John Jongejan: Valentijnsdag

Joyce Huls 18-02-2020 1891 keer bekeken 0 reacties

John Jongejan werkt als ervaringsdeskundige bij een FACT team van GGZ-Breburg en volgt de opleiding tot Sociaal Pedagogisch Hulpverlener. Wat hem in zijn werk beweegt, is dat iedereen ervaringskennis kan gebruiken voor zijn eigen proces. Klik hier voor meer informatie over John.

Op 14 februari 1993 werd ik in Amsterdam diep in de nacht met een ambulance weggebracht naar een crisisafdeling. Ik kreeg een bed en er was een verpleegkundige die me slaaptabletten gaf. Maar zijn aanwezigheid maakte me al rustig. Ik nam de slaaptabletten in. Ik weet nog dat ik zei: “Eindelijk rust.” Ik viel in slaap en werd wakker op een hard bed in een isoleer van het psychiatrisch ziekenhuis in Santpoort-Zuid. Na verloop van tijd kwamen er verpleegkundigen en de psychiater binnen. Ze vroegen naar mijn naam en adres. Ik antwoordde helder maar gaf aan uit deze cel te willen. Hier was men het niet mee eens en men overmande mij en gaf me een spuit in mijn bil. Ik was zo eenzaam, maar zij gingen weer weg. Daar lag ik weer, alleen met niets dan een scheurhemd aan. Het voelde koud en kil in mij, als een woestijn in vrieskou.

Het was niet toevallig dat ik op Valentijnsdag was opgenomen, immers liefdesverdriet had bij mij de emmer met ellende doen overlopen. De jaren ervoor waren moeizaam en slopend geweest, heen en weer geslingerd tussen Zeeland en de grote stad Amsterdam. Het was vechten tot ik niet meer kon. In Zeeland en ook in Amsterdam kon ik niet die veilige warme pek vinden die ik zo nodig had.
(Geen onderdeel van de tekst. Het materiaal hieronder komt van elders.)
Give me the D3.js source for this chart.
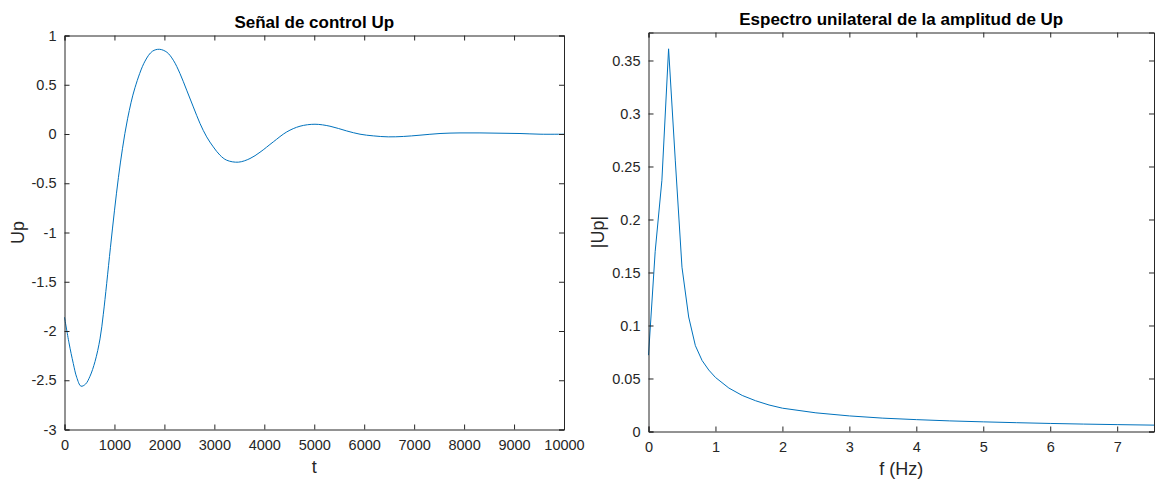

Ik had op het laatst geen vaste woon of verblijfplaats, geen geld of baan en ook geen zelfvertrouwen meer. Iedereen stuurde me weg. Ze wisten niet hoe met mij om te gaan. Het was ook een wereld van verschil met hoe ik eerst was: altijd vrolijk, sociaal en vriendelijk en nu ineens teruggetrokken en stil.
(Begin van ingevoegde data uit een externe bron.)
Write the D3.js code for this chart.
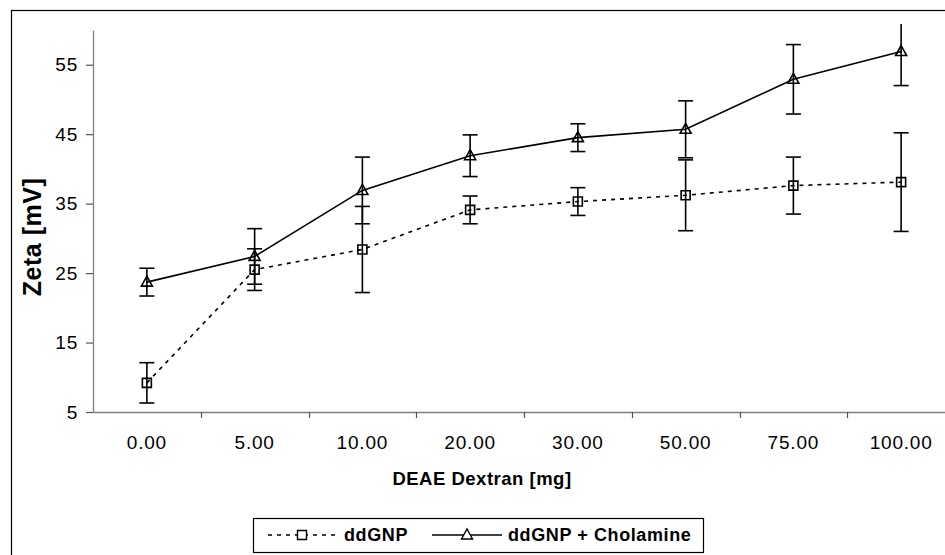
<!DOCTYPE html>
<html>
<head>
<meta charset="utf-8">
<script src="https://cdn.jsdelivr.net/npm/d3@7"></script>
<style>
    body { margin: 0; background: #fff; }
    svg { display: block; font-family: "Liberation Sans", Arial, sans-serif; }
</style>
</head>
<body>
<div id="chart"></div>
<script>
// data
var categories = ["0.00", "5.00", "10.00", "20.00", "30.00", "50.00", "75.00", "100.00"];
var ddgnp = [9.2, 25.5, 28.4, 34.1, 35.3, 36.2, 37.6, 38.1];
var ddgnpErr = [2.9, 3.0, 6.2, 2.0, 2.0, 5.1, 4.1, 7.1];
var cholamine = [23.7, 27.4, 36.9, 41.9, 44.5, 45.7, 52.9, 56.9];
var cholamineErr = [2.0, 4.0, 4.8, 3.0, 2.0, 4.1, 5.0, 4.9];
var yTicks = [5, 15, 25, 35, 45, 55];

document.addEventListener('DOMContentLoaded', () => {
    const W = 945, H = 555;
    var svg = d3.select("#chart").append("svg")
        .attr("width", W)
        .attr("height", H);

    // outer chart frame (cut off at right and bottom)
    svg.append("rect")
        .attr("x", 11.5).attr("y", 10.5)
        .attr("width", 960).attr("height", 600)
        .attr("fill", "#fff")
        .attr("stroke", "#000")
        .attr("stroke-width", 1.2);

    var x = d3.scaleBand()
        .domain(categories)
        .range([93, 955])
        .paddingInner(0).paddingOuter(0);

    var y = d3.scaleLinear()
        .domain([5, 60])
        .range([412, 30]);

    // y axis
    var yAxis = svg.append("g")
        .attr("transform", "translate(93,0)")
        .call(d3.axisLeft(y).tickValues(yTicks).tickSize(7).tickSizeOuter(0).tickPadding(8));
    yAxis.select(".domain").attr("stroke", "#808080").attr("stroke-width", 1.3);
    yAxis.selectAll(".tick line").attr("stroke", "#555").attr("stroke-width", 1.2);
    yAxis.selectAll("text")
        .attr("font-size", "19px")
        .attr("letter-spacing", "0.8px")
        .attr("fill", "#000")
        .attr("font-family", "'Liberation Sans', Arial, sans-serif");

    // x axis: labels centred in categories, ticks on category boundaries
    var xAxis = svg.append("g")
        .attr("transform", "translate(0,412)")
        .call(d3.axisBottom(x).tickSize(0).tickSizeOuter(0).tickPadding(24));
    xAxis.select(".domain").attr("stroke", "#808080").attr("stroke-width", 1.3);
    xAxis.selectAll("text")
        .attr("font-size", "19px")
        .attr("letter-spacing", "0.8px")
        .attr("fill", "#000")
        .attr("font-family", "'Liberation Sans', Arial, sans-serif");

    xAxis.selectAll(".bound")
        .data(categories.slice(1))
        .enter().append("line")
        .attr("class", "bound")
        .attr("x1", function(d) { return Math.round(x(d)) + 0.5; })
        .attr("x2", function(d) { return Math.round(x(d)) + 0.5; })
        .attr("y1", 0).attr("y2", 6)
        .attr("stroke", "#555").attr("stroke-width", 1.2);

    // axis titles
    svg.append("text")
        .attr("x", 482).attr("y", 485)
        .attr("text-anchor", "middle")
        .attr("font-size", "18.5px")
        .attr("font-weight", "bold")
        .attr("letter-spacing", "0.5px")
        .text("DEAE Dextran [mg]");

    svg.append("text")
        .attr("transform", "translate(41,237) rotate(-90)")
        .attr("text-anchor", "middle")
        .attr("font-size", "25px")
        .attr("font-weight", "bold")
        .attr("letter-spacing", "0.5px")
        .text("Zeta [mV]");

    // clip for error bars sticking out of the plot area
    svg.append("clipPath").attr("id", "plotClip")
        .append("rect").attr("x", 93).attr("y", 24).attr("width", 860).attr("height", 400);

    var cx = function(i) { return x(categories[i]) + x.bandwidth() / 2; };

    var series = [
        { vals: ddgnp, errs: ddgnpErr, dash: "4,5", marker: "square" },
        { vals: cholamine, errs: cholamineErr, dash: null, marker: "triangle" }
    ];

    var plot = svg.append("g");
    var bars = plot.append("g").attr("clip-path", "url(#plotClip)");
    const capHalf = 7.5;

    series.forEach(function(s) {
        var pts = s.vals.map(function(v, i) { return { i: i, v: v, e: s.errs[i] }; });

        var line = d3.line()
            .x(function(d) { return cx(d.i); })
            .y(function(d) { return y(d.v); });

        plot.append("path")
            .datum(pts)
            .attr("d", line)
            .attr("fill", "none")
            .attr("stroke", "#000")
            .attr("stroke-width", 1.6)
            .attr("stroke-dasharray", s.dash);

        var eb = bars.selectAll(null).data(pts).enter().append("g")
            .attr("stroke", "#000").attr("stroke-width", 1.6);
        eb.append("line")
            .attr("x1", function(d) { return cx(d.i); })
            .attr("x2", function(d) { return cx(d.i); })
            .attr("y1", function(d) { return y(d.v + d.e); })
            .attr("y2", function(d) { return y(d.v - d.e); });
        eb.append("line")
            .attr("x1", function(d) { return cx(d.i) - capHalf; })
            .attr("x2", function(d) { return cx(d.i) + capHalf; })
            .attr("y1", function(d) { return y(d.v + d.e); })
            .attr("y2", function(d) { return y(d.v + d.e); });
        eb.append("line")
            .attr("x1", function(d) { return cx(d.i) - capHalf; })
            .attr("x2", function(d) { return cx(d.i) + capHalf; })
            .attr("y1", function(d) { return y(d.v - d.e); })
            .attr("y2", function(d) { return y(d.v - d.e); });

        plot.selectAll(null).data(pts).enter().append("path")
            .attr("transform", function(d) { return "translate(" + cx(d.i) + "," + y(d.v) + ")"; })
            .attr("d", markerPath(s.marker))
            .attr("fill", "none")
            .attr("stroke", "#000")
            .attr("stroke-width", 1.6);
    });

    function markerPath(kind) {
        if (kind === "square") return "M-4.5,-4.5H4.5V4.5H-4.5Z";
        return "M0,-6L5.5,4L-5.5,4Z";
    }

    // legend
    var leg = svg.append("g");
    leg.append("rect")
        .attr("x", 253.5).attr("y", 518.5)
        .attr("width", 450).attr("height", 34)
        .attr("fill", "#fff")
        .attr("stroke", "#000")
        .attr("stroke-width", 1.2);

    var legItems = [
        { label: "ddGNP", x0: 268, x1: 336, tx: 344, s: series[0] },
        { label: "ddGNP + Cholamine", x0: 432, x1: 502, tx: 508, s: series[1] }
    ];
    legItems.forEach(function(it) {
        var my = 535;
        var mx = (it.x0 + it.x1) / 2;
        leg.append("line")
            .attr("x1", it.x0).attr("x2", it.x1)
            .attr("y1", my).attr("y2", my)
            .attr("stroke", "#000").attr("stroke-width", 1.4)
            .attr("stroke-dasharray", it.s.dash);
        leg.append("path")
            .attr("transform", "translate(" + mx + "," + my + ")")
            .attr("d", markerPath(it.s.marker))
            .attr("fill", "#fff")
            .attr("stroke", "#000")
            .attr("stroke-width", 1.4);
        leg.append("text")
            .attr("x", it.tx).attr("y", 541)
            .attr("font-size", "18px")
            .attr("font-weight", "bold")
            .attr("letter-spacing", "0.6px")
            .text(it.label);
    });
});
</script>
</body>
</html>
In de kliniek was ik mezelf echt kwijt. Alles deed pijn en alles leek uitzichtloos, daar in die separeer cel. Dit voelde niet als hulp en ik werd teruggeworpen op mezelf. En er kwam een groter probleem bij, door het verblijf in die cel: ik kreeg het idee dat ik afwijkend was en minderwaardig. Deze manier van mij behandelen moest toch een reden hebben? Was ik een crimineel of verkrachter? Ik prakkiseerde daarover tijdens heldere momenten.

Achteraf denk ik dat de opname veel korter had kunnen duren als ze echt met mij in gesprek waren gegaan. De psychiater die ik daar destijds over aansprak wilde dat echter niet. Hij gaf aan mij te ziek te vinden en het had toch geen zin. Later ben ik zelf wel met mensen die gesepareerd waren in gesprek gegaan. We delen veel gemeenschappelijke ervaringen. Ze ervoeren de tijd in de isoleercel als heel lang. Ook gingen mensen in regressie. Het eigen ik verdween door de eenzame opsluiting.

Jammer genoeg zijn er nog instellingen die separeercellen gebruiken. Wellicht biedt de zelfbindingsverklaring in de nieuwe Wet Verplichte GGZ mogelijkheden. Iemand kan dan aangeven dat hij bij opname niet gesepareerd wil worden, maar je kunt er ook inzetten wat je wel wilt in crisis. Zo kun je bijvoorbeeld vastleggen dat je meer gesprekken wilt met een psycholoog, tijdens een crisis. De cliënt heeft zo meer macht en regie over zijn eigen unieke situatie!